Schelling, filosofo idealista del primo Ottocento, considera l’arte come una delle più alte forme di conoscenza che aiutano l’uomo a comprendere meglio la struttura del mondo. Ricordandoci della duplice faccia del reale, composto da libertà e necessità, da intelletto e natura, l’arte riassume in essa questa dicotomia di fondo, ponendo nell’artista il soggetto attivo e nell’opera la materia passiva cui dare forma. Ritorna la concezione di genio kantiano, stavolta con la funzione quasi platonica di tramite tra divino e umano, non più contenitore vuoto e strumento di conoscenza, ma egli stesso artefice con la sua bravura e dispensatore di sapienza. Per questo motivo Schelling definisce l’arte “l’organo della filosofia”.

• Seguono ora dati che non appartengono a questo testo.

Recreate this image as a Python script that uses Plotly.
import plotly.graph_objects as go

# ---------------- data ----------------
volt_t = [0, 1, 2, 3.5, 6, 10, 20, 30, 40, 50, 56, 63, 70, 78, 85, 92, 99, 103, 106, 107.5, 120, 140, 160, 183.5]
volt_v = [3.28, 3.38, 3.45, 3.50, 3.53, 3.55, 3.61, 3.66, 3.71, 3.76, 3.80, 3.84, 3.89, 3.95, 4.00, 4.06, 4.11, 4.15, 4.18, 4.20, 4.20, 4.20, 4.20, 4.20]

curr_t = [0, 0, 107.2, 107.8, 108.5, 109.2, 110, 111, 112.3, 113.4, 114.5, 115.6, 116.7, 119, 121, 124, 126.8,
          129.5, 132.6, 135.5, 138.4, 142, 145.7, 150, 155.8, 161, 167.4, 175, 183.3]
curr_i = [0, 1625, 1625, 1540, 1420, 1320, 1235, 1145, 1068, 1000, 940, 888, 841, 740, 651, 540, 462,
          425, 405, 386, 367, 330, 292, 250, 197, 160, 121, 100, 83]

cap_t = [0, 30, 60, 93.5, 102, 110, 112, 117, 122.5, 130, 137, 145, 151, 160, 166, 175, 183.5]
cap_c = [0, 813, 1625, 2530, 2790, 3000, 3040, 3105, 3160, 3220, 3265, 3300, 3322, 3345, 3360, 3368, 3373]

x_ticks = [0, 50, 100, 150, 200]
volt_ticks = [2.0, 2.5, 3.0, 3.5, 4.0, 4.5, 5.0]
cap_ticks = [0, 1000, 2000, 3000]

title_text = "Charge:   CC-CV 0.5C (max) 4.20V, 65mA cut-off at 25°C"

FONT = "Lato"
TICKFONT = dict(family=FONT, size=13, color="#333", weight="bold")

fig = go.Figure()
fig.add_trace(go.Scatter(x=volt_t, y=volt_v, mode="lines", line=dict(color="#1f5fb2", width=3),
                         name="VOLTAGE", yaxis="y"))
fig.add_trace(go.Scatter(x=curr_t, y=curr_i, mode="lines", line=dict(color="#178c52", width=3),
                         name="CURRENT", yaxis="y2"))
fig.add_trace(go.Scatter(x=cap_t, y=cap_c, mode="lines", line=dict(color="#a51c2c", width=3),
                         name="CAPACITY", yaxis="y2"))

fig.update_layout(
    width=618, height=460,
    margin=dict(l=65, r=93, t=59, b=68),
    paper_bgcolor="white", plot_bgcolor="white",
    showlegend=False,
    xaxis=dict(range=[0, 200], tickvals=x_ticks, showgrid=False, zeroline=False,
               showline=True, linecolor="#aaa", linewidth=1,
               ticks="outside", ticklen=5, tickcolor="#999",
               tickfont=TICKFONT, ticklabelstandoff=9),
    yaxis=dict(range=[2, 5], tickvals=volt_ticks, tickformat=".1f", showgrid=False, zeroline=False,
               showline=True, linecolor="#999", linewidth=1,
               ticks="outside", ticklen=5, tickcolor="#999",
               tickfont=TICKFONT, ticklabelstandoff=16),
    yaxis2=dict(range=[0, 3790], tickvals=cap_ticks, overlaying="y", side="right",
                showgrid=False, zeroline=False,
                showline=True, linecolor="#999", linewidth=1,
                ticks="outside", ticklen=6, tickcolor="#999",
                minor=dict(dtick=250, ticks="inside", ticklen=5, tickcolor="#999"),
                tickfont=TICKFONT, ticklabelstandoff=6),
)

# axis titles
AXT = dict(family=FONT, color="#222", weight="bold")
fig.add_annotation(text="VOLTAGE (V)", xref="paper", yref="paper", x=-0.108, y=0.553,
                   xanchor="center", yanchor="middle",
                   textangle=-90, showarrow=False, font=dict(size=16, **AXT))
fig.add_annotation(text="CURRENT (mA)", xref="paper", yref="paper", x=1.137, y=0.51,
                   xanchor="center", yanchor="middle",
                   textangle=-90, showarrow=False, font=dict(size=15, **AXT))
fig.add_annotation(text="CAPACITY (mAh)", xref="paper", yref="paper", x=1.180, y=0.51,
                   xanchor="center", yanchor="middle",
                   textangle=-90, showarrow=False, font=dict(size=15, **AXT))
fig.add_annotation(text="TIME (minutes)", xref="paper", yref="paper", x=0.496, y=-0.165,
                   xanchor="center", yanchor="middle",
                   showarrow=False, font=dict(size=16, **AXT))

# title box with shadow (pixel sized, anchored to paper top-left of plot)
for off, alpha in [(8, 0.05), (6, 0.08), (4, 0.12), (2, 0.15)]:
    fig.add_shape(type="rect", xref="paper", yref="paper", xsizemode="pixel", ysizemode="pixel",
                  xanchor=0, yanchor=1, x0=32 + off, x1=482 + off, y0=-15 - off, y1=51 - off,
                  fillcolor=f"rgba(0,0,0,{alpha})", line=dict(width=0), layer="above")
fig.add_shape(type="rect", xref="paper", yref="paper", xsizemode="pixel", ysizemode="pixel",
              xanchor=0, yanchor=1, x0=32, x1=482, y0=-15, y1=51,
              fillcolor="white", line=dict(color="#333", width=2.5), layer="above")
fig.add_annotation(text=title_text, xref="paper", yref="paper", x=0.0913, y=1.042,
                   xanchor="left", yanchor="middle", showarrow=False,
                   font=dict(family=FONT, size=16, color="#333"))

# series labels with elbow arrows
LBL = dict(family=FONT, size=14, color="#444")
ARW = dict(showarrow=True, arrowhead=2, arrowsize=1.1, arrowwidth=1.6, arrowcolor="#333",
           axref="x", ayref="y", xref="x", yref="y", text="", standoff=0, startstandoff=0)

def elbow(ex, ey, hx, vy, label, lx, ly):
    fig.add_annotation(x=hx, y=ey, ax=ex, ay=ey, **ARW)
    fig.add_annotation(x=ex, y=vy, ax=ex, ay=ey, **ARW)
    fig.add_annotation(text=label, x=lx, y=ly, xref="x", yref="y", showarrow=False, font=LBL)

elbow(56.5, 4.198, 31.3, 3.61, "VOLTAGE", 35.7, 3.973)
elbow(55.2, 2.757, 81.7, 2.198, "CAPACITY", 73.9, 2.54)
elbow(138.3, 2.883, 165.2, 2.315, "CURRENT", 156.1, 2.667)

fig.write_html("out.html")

Per concludere, l’arco di tempo prescelto mostra come una tematica affascinante e sfuggente come l’arte abbia dato origine ad una così grande e duratura meditazione. Da imitazione si è considerata aspirazione all’infinito, messaggio di verità e di idee. L’arte, nella mia opinione, in realtà assume tutte queste valenze e non una in particolare: è elevazione dell’animo, espressione di una visione del mondo, condivisione di un parere, esternazione dei moti della nostra interiorità, sfogo del pennello della nostra immaginazione su un supporto bianco e non solo. Con l’arte si possono attuare, insomma, numerosi processi creativi che portano alla realizzazione di opere emozionanti e utili, di concretizzazione di opinioni e di idee. A noi sta la scelta di volerla intendere come fine a sé stessa o di diventare tutt’uno con essa, dialogando con l’opera e ponendoci in una condizione al di là del tempo e dello spazio, come affermava Schopenhauer, per acquisire la conoscenza. Credo che l’arte, alla fine, sia questo: una summa di intenti che diventano realtà grazie all’opera del genio o più semplicemente di un individuo che abbia fatto germogliare in sé il seme di un qualcosa che ci appartiene e che, sebbene indefinito e mutevole, sentiamo e sentiremo sempre come nostro.